Ну, например, Владимир Сорокин — великий русский писатель. Но в чём беда? В том, что подобные тексты — неминуемая точка любой культуры (тут не важно, что Сорокин как человек может быть умнее Толстого, Солженицына и так далее,— более существенно, что своей работой он сознательно или бессознательно замыкает линию настолько, что территории не хватает уже ему самому). Подобная литература — теоретически безупречно снимающая культ «классики» как факультативной конвенции — наследуема только попсой. Сама попса не является, кстати, злом, как не являются злом котлета или древесина. Но, в свою очередь, попса наследуема не попсой до бесконечности, а ублюдком с дубьём. Как итог того, что что-то перестало воспроизводиться. На Страшном суде, возможно, будут «шить» именно это обвинение: «открыли городские ворота хаму».
Спасение читателей
Вот долдонят: «кризис литературы», «помогите писателям»… Чисто стилистически не очень приятно было бы очутиться в богадельне, и чисто логически — литературу спасёт отнюдь не копеечка, поданная литератору. В другом же проблема. Не надо спасать писателей! Спасите читателей, и с писателями всё наладится. Большинство людей не имеет социальных условий для хорошего чтения: вот, собственно, и «кризис литературы», по крайней мере, в части запроса.
Маркетинг, брендинг, прочее полезное
Мир задыхается оттого, что слишком много вещей и поверхностей. Умножающий потребность в вещах и поверхностях служит чёрную мессу, обучая самого человека на вещь и поверхность.
Животное, задуманное о смерти
Всё-таки человек — осмысленное животное: знающее смерть, живущее относительно её знака… Без него — не жизнь: слишком дурацкое подобие даже для опытных дураков. Приходится изобретать в голове какие-то фигуры, сопрягающие знаемую конечность и мыслимую бесконечность.
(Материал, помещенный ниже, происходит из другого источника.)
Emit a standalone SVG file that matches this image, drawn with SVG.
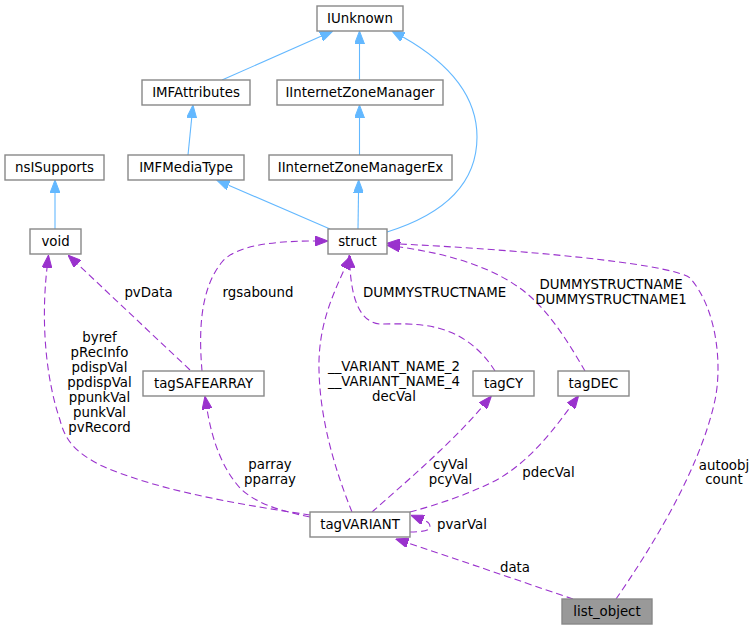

Так что если не верование в бесконечность, то хотя бы тоска по ней. Хорошо это или нет, человек не возможен здоровой бестией, для которой такой смысл излишен, а возможен лишь более или менее плохим человеком.
Демаркационная фраза
«Вы считаете, что прежде всего глупо писать непристойности, а я считаю, что прежде всего непристойно писать глупости, и здесь нам с вами не договориться, это — две разных манеры жизни».
Время — не деньги
Вот говорят: время — деньги, время — деньги… Мол, времени так придаётся ценность. Всё наоборот. Время так обесценивается. Оно важнее, как необратимая ценность сравнительно с обратимой. Продажа и покупка человеческого времени — в этом всегда есть что-то от аферы. Кто предполагаемая жертва? Попытка надуть трансцендентное, скажем так, конвертировать в имманентное вообще всё. Но его нельзя надуть. Жертва здесь — сами сдельщики и подельники.